• **Working data**

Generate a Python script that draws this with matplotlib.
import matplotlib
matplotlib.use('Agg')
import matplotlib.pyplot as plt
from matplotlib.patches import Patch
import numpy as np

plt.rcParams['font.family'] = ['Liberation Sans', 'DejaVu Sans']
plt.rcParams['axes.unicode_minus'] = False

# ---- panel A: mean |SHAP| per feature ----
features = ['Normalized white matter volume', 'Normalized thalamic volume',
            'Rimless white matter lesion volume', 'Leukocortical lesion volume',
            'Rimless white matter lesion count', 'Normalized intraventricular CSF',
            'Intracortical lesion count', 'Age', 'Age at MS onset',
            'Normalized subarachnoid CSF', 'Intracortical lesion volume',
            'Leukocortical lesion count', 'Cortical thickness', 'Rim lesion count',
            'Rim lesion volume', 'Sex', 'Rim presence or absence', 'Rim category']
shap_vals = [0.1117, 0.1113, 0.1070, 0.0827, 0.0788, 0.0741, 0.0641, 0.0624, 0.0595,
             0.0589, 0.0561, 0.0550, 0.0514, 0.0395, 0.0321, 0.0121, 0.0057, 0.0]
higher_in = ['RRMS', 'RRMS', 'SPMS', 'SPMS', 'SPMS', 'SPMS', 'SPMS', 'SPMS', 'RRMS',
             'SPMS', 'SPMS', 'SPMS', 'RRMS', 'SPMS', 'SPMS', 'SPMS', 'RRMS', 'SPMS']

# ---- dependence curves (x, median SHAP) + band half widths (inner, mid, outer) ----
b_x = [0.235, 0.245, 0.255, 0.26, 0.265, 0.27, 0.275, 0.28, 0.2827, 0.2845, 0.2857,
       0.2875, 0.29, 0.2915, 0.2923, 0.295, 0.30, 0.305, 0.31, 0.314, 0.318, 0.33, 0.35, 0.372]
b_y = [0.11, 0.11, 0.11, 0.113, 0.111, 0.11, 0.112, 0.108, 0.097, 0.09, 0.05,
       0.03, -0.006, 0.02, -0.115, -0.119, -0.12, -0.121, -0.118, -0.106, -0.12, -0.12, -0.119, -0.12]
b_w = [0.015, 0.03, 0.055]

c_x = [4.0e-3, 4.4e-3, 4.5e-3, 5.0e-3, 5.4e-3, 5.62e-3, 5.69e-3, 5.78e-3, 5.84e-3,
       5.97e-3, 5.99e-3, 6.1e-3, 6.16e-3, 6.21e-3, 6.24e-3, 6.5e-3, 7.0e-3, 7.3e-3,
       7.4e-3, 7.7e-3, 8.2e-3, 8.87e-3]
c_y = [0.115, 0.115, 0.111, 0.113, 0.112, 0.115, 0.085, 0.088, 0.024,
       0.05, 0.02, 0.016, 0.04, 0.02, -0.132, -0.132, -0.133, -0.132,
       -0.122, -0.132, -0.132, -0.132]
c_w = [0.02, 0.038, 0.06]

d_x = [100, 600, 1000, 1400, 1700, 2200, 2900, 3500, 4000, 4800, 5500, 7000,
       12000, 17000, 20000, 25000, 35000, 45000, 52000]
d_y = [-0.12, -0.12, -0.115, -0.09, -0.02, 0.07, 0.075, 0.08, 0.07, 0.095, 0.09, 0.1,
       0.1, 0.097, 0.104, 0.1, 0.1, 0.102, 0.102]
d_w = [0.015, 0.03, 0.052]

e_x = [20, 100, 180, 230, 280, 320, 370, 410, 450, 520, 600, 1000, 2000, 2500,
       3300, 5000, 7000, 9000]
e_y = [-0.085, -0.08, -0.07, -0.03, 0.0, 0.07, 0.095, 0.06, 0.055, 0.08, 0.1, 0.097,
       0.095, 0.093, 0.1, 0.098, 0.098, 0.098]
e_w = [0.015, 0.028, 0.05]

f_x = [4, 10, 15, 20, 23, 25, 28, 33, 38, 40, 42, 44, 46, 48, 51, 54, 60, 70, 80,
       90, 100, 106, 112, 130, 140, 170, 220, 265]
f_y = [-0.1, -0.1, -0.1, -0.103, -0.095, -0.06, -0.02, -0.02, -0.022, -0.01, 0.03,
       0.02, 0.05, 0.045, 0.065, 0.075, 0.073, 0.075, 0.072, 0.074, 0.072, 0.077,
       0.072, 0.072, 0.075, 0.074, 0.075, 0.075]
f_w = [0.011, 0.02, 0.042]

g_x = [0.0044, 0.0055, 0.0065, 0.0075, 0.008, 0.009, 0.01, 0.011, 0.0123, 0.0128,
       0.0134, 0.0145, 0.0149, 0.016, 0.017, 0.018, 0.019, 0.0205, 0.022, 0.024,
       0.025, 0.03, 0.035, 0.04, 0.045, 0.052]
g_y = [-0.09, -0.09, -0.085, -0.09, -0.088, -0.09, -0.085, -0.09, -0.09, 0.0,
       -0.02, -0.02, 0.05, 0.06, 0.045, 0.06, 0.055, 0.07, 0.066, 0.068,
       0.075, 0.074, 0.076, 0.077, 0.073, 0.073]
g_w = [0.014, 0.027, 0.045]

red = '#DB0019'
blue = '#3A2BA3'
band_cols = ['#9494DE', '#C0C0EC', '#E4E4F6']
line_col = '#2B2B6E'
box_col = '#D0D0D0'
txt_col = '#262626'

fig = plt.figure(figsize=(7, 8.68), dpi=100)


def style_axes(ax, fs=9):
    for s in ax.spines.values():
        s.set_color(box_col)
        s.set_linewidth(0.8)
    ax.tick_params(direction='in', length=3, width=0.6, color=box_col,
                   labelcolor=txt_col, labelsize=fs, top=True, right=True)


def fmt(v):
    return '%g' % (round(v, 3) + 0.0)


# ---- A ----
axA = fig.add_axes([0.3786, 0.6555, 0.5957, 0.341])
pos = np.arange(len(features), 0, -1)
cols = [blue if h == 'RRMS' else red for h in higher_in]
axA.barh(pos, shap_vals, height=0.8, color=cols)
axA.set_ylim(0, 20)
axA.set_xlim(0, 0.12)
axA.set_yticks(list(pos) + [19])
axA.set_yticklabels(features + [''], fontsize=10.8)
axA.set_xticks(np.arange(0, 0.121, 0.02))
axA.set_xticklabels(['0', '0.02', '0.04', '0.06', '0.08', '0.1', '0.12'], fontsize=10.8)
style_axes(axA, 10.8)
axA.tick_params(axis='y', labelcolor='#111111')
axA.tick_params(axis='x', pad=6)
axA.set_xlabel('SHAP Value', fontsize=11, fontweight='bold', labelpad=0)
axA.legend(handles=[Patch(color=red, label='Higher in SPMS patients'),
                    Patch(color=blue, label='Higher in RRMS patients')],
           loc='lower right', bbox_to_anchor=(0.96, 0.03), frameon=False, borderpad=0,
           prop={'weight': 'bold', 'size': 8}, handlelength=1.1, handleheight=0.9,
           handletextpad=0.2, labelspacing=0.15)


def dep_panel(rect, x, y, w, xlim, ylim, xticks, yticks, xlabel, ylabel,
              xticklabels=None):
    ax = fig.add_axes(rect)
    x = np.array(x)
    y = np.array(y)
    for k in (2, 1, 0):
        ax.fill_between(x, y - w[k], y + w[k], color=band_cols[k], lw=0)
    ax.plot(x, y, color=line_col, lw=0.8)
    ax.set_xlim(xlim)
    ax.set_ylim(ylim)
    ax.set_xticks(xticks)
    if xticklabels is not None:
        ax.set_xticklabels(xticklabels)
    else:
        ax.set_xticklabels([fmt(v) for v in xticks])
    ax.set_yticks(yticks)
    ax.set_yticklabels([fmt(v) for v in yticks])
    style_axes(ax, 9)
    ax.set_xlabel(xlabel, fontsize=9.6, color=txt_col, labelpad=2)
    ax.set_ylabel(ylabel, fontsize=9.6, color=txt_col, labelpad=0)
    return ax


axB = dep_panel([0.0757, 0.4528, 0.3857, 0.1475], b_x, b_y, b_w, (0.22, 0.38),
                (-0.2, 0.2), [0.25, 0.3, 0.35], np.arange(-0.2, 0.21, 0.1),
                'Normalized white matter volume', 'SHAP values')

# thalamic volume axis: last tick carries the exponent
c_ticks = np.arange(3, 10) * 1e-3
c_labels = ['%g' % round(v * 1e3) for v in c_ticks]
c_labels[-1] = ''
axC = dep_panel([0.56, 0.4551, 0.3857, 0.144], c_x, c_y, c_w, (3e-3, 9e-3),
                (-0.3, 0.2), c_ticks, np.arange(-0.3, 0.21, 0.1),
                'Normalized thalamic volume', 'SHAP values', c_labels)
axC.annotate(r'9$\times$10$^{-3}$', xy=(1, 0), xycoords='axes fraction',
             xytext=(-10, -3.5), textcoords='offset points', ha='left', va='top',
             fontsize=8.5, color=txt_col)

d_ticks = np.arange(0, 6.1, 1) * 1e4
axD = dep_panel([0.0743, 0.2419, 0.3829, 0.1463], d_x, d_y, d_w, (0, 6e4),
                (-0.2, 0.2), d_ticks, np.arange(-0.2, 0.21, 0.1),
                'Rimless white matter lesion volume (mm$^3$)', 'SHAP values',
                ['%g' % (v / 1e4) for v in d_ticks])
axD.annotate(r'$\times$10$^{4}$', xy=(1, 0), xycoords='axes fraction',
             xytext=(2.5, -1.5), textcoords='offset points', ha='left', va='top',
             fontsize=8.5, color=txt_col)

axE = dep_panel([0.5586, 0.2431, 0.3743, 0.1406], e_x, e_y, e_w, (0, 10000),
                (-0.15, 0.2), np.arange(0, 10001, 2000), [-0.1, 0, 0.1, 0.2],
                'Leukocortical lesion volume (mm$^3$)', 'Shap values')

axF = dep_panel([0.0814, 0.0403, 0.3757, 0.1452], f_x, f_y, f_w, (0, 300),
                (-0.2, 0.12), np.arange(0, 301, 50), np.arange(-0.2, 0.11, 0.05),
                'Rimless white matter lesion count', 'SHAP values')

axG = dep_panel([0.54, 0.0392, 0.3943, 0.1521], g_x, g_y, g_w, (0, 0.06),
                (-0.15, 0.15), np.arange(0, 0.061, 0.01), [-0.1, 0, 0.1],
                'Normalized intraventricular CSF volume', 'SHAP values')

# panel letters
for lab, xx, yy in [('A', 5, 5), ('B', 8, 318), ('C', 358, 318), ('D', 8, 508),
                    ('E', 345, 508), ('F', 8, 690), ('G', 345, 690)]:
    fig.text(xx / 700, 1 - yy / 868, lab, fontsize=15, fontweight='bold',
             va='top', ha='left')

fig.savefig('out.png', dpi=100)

...

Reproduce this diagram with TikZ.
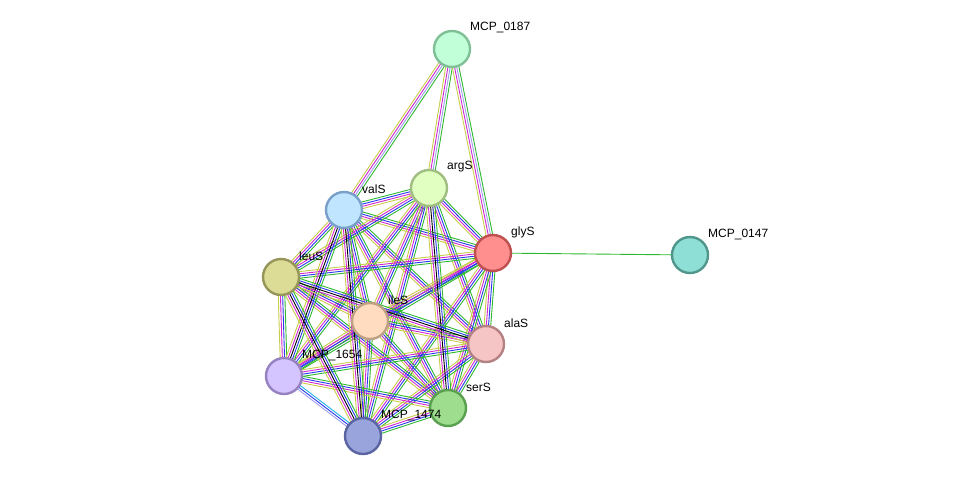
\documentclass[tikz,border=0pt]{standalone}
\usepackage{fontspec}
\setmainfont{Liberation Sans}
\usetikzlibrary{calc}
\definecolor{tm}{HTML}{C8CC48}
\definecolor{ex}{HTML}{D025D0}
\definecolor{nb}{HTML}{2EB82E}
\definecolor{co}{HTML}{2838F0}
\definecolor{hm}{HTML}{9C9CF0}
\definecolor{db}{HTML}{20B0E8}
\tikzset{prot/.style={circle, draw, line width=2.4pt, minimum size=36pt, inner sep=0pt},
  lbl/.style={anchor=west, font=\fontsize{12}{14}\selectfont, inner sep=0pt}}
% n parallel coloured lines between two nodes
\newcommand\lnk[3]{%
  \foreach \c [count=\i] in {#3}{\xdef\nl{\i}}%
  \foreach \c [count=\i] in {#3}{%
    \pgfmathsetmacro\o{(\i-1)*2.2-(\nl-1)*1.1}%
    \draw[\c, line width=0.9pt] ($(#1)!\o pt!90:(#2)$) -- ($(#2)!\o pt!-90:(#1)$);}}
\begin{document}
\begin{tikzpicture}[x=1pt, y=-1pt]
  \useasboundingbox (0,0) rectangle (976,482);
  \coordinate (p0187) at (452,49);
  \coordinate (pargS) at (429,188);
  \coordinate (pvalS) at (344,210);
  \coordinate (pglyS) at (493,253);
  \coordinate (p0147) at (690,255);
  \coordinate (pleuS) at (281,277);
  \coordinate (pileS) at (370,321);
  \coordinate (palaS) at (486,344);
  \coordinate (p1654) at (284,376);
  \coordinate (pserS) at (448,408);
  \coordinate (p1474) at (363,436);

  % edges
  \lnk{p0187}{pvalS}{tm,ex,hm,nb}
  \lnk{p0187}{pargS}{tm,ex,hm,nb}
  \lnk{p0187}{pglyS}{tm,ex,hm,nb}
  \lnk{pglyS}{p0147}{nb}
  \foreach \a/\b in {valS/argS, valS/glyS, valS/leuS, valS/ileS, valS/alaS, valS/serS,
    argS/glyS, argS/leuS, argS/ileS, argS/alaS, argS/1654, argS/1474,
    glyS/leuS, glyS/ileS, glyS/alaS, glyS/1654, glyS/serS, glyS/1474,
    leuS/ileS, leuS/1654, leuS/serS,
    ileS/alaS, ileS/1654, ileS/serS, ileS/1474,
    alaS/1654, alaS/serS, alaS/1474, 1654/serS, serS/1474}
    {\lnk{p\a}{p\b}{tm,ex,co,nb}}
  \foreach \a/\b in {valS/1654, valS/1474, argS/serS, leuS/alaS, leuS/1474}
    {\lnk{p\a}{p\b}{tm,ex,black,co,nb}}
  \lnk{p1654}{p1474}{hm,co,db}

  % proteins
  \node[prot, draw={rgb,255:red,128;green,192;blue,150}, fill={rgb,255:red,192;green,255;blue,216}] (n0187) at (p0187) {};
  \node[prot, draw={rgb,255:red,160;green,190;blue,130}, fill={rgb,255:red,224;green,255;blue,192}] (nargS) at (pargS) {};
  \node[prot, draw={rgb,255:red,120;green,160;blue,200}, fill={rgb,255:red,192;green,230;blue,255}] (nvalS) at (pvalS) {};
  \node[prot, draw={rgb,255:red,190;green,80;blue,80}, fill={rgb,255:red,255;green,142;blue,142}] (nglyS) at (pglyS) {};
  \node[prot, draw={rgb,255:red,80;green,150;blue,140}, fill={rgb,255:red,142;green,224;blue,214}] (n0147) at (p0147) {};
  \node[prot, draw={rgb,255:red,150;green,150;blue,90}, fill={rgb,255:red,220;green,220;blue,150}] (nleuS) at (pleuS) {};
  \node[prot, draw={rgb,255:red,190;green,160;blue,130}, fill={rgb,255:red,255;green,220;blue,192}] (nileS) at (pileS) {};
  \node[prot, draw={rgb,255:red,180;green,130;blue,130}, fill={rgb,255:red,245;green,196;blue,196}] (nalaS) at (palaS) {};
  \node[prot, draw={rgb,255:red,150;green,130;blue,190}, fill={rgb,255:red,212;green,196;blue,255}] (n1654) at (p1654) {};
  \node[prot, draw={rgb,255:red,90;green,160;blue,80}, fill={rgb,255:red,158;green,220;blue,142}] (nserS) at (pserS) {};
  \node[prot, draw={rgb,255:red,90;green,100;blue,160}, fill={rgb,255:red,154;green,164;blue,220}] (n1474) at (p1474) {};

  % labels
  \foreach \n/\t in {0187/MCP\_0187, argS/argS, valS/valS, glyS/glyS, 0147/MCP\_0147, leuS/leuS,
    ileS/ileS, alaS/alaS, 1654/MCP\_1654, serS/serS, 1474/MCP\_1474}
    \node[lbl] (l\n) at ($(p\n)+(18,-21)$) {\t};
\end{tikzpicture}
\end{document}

• **To do**
Above are the records; print exactly the lines from the line with "Generate a Python" to the line with "plt.rcParams['axes.unicode_minus'] = False", including both, and nothing else.

• **Full response**
Generate a Python script that draws this with matplotlib.
import matplotlib
matplotlib.use('Agg')
import matplotlib.pyplot as plt
from matplotlib.patches import Patch
import numpy as np

plt.rcParams['font.family'] = ['Liberation Sans', 'DejaVu Sans']
plt.rcParams['axes.unicode_minus'] = False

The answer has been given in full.